Les éditoriaux de Jacques Cheminade

Quinquennat : non

vendredi 26 mai 2000

Alors que le système monétaire et financier international est à bout, que l’euro subit l’assaut de l’oligarchie anglo-américaine et que des actes de volonté s’imposent, toute la classe politique française se met à danser sur l’air du quiquennat. Cette dérobade face aux défis de l’époque est à la fois risible et dramatique : quand on n’a plus de vision, on joue avec les chiffres, deux fois cinq plutôt que deux fois sept, une fois sept plutôt que deux.

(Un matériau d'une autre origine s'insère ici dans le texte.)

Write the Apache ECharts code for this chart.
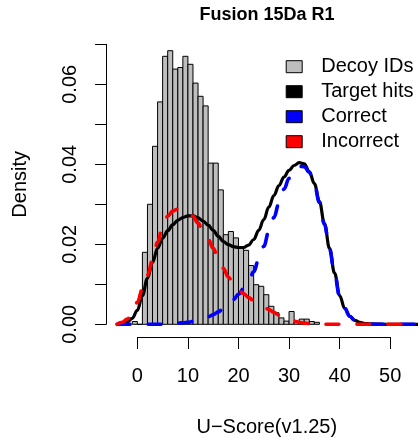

Tout d’abord, de la part de MM. Chirac et Jospin, c’est un aveu d’impuissance : ni l’un ni l’autre , visiblement, ne se sentent de taille à gouverner pendant quatorze ans. Le mentor de l’un, François Mitterrand, a jeté le discrédit sur la présidence par les dérives et le mensonge institutionalisé qui ont accompagné ses deux mandats, et l’autre, M. Chirac lui-même, l’a banalisée en ne tenant pas ses promesses électorales et en provoquant, deux ans après son élection, la défaite de son propre camp.

Ensuite, la réduction de la durée du mandat n’empêche en rien la constitution de dynasties politiques : aux EtatsUnis, les fils du sénateur Gore et du Président Bush s’affrontent sans que la durée - quatre ans renouvelables - de la présidence américaine ait empêché en quoi que ce soit leur sinistre emprise.

Enfin, le vrai problème n’est en rien celui-là. Il est doublement lié au caractère des hommes. D’une part, avec la médiocrité des générations post soixante-huitardes et la complicité des élus, l’image a tué le message. « La question, peut dire cyniquement un Alain Duhamel, est de savoir si, en 2002, le prochain duel présidentiel télévisé aura lieu au Lido ou au Palais omnisports de Bercy. » D’autre part, comme l’indique Jacques Attali, nos élites politiques pratiquent l’inceste administrative, en se sélectionnant sur leur capacité à faire des synthèses neutres et à servir l’Etat, quel qu’en soit le maître. Le résultat est de produire des hommes qui ne savent pas trancher et changer de jeu. Pour en avoir d’autres, la véritable urgence est une vraie démocratisation de l’enseignement, un financement de la vie politique qui ne favorise pas les partis installés et un retour à l’éducation du caractère.